The exchange that ensues is less a conversation than a delicately choreographed dance routine – or more accurately, a fight scene. Rodney starts up with his usual banter, feigning concern and offering pimp protection. An edge creeps into his voice as he compares her current injuries to one past incident after another; he pretends to get confused about what wounds she sustained in each one. “You keep expecting better, but you keep getting worse,” he tells her, starting to speak in Wire-esque aphorisms. “You go it alone? Come a dark hour, you are alone.” Is he trying to scare her into submission or spurring her to seek safety?

Candy maintains a wall of reserve, alternately blowing him off or giving him the silent treatment. But he keeps it up, going so far as to blot her smudged makeup with a handkerchief like he’s the portrait of chivalry. Then she cries. She laughs. She laugh-cries. She walks away, croaking out the joking suggestion that he leave his number with her secretary through a gritted-teeth smile.

Now the pimp really turns on her. He offers what seems like a compliment, wondering aloud what a woman with her sense of class, style and movie-star looks is doing on the Deuce in the first place. But he soon twists it into an insult, calling her the craziest person on the block for having all those advantages and risking her life the way she does.

The conversation deteriorates into a shouting match, drawing the attention of other sex workers as the camera strolls and slithers alongside the combatants. Candy starts repeating his name – “Rodney, Rodney!” – in a tone of voice halfway between scolding him and begging him to stop. He cruelly suggests she had a traumatic past: “Did Daddy have his way with you back in the day? Pass you around to his drinking buddies?” “You don’t fuckin’ know shit,” she retorts. But the exhaustion radiating from her body language underlines the truth of his parting shot: “You the one need to do the knowing.”

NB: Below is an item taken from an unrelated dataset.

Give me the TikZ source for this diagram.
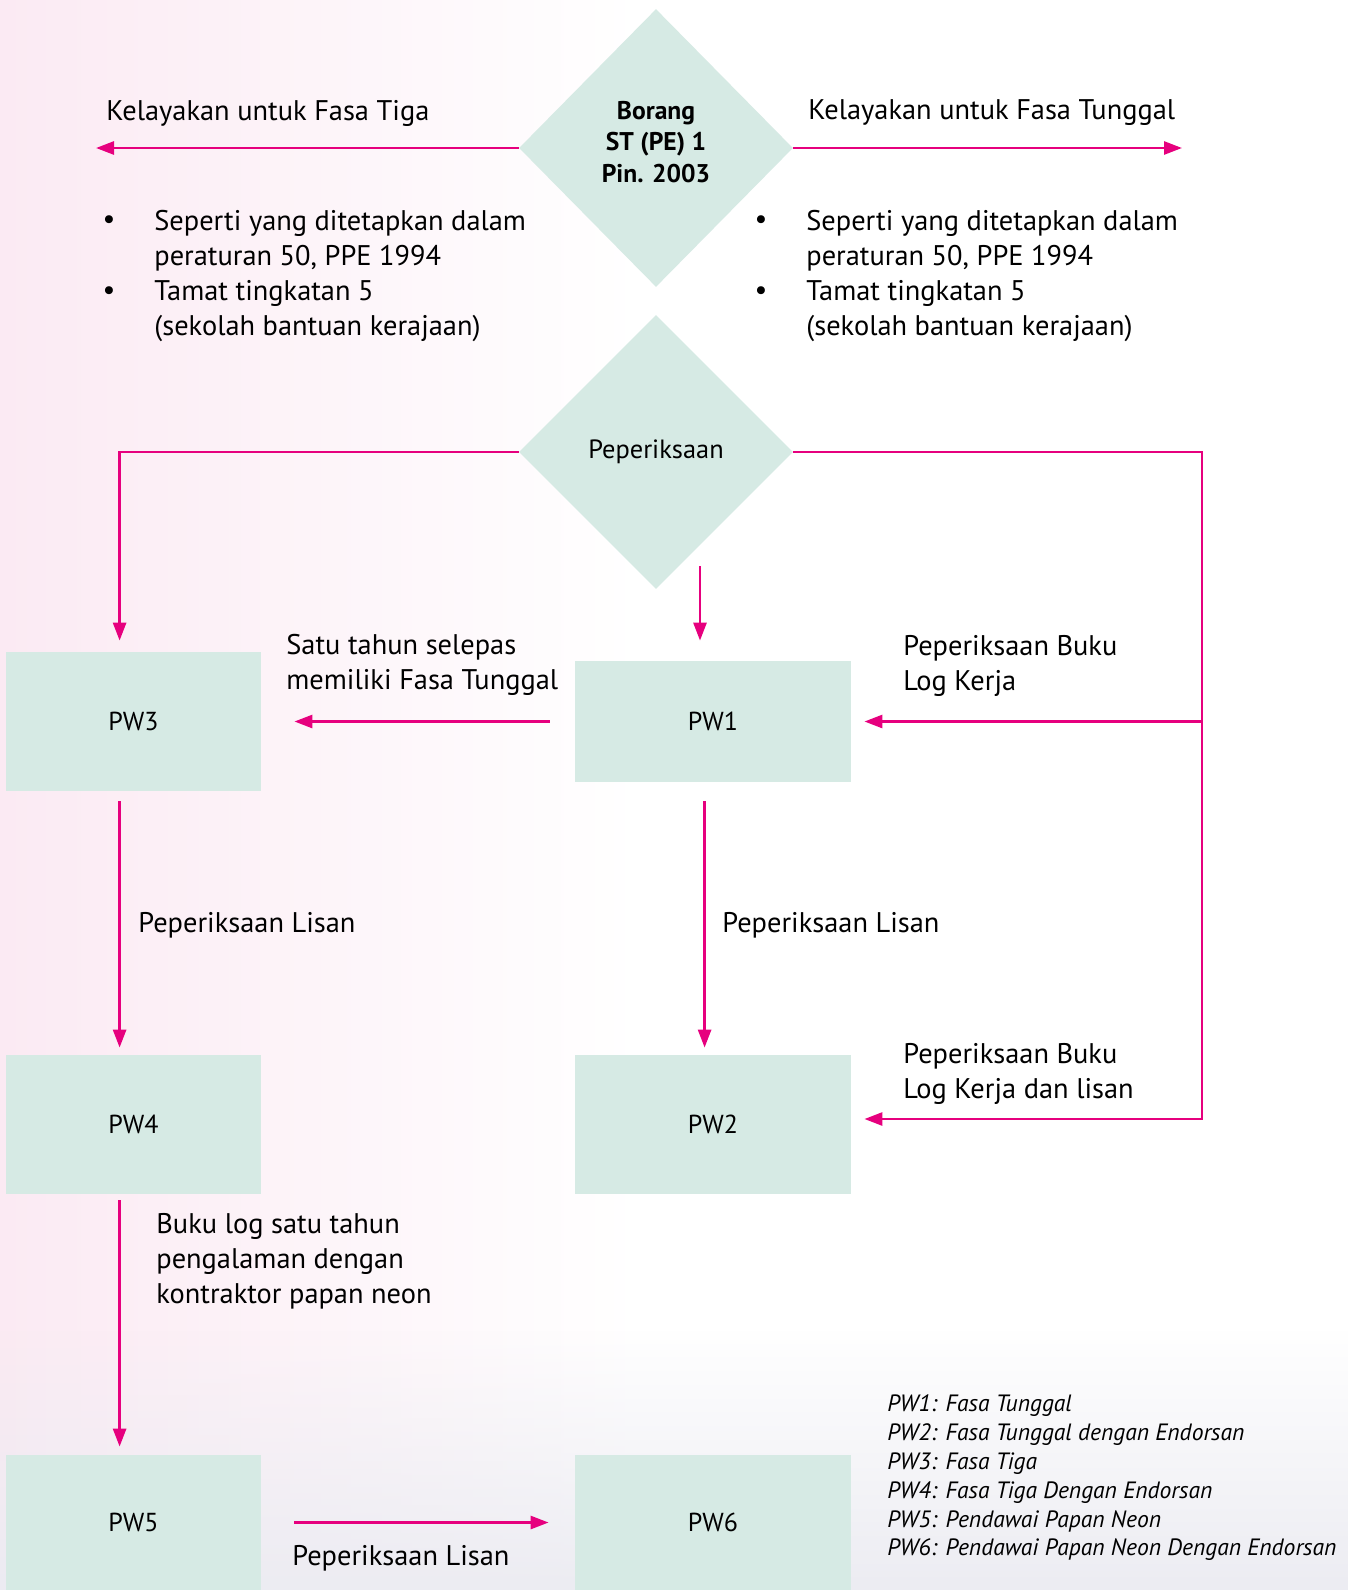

It’s the kind of scene where you can feel the filmmakers realizing exactly what they can do with the ingredients at their disposal, liked winning Chopped contestants. Take one tablespoon of Maggie Gyllenhaal’s sad-eyed glamour, with a pinch of the unpredictability inherent in her low-key acting style. Add in Method Man’s mellifluous voice, and the way he always looks and sounds like he’s sizing up everyone in the room for strengths and weaknesses. Sprinkle in the unending ebb and flow of people and cars on the street, providing as dynamic a background perfect for a clash between two titans.

But by showing how strong this show could be, it serves to highlight how weak it currently is otherwise. Yes, a handful of beats, out of what feels like three dozen two-minute mini-scenes, have some spark to them as well. Some of that spark is sexual, notably Paul‘s proto-disco threesome, and the graphic masturbation scenes both he and Candy are involved in – no small feat for a series dedicated to depicting desire’s seedy side.

But far more of the characters and their adventures seem pro forma, existing to get you from point A to point B and no further. Vinnie‘s lovable everyman, Bobby‘s surly working stiff, Abby‘s slumming college girl, the crusading reporter, the cynical cops – so much is crammed in, with so little time for it to surprise or enlighten. Scenes like Candy and Rodney’s big argument feel miraculous simply for emerging from the pack. The challenge facing The Deuce is like the one facing its leading lady when she leaves the street to take another shot at skin cinema. What it’s currently doing just isn’t working. Is it capable of changing tracks?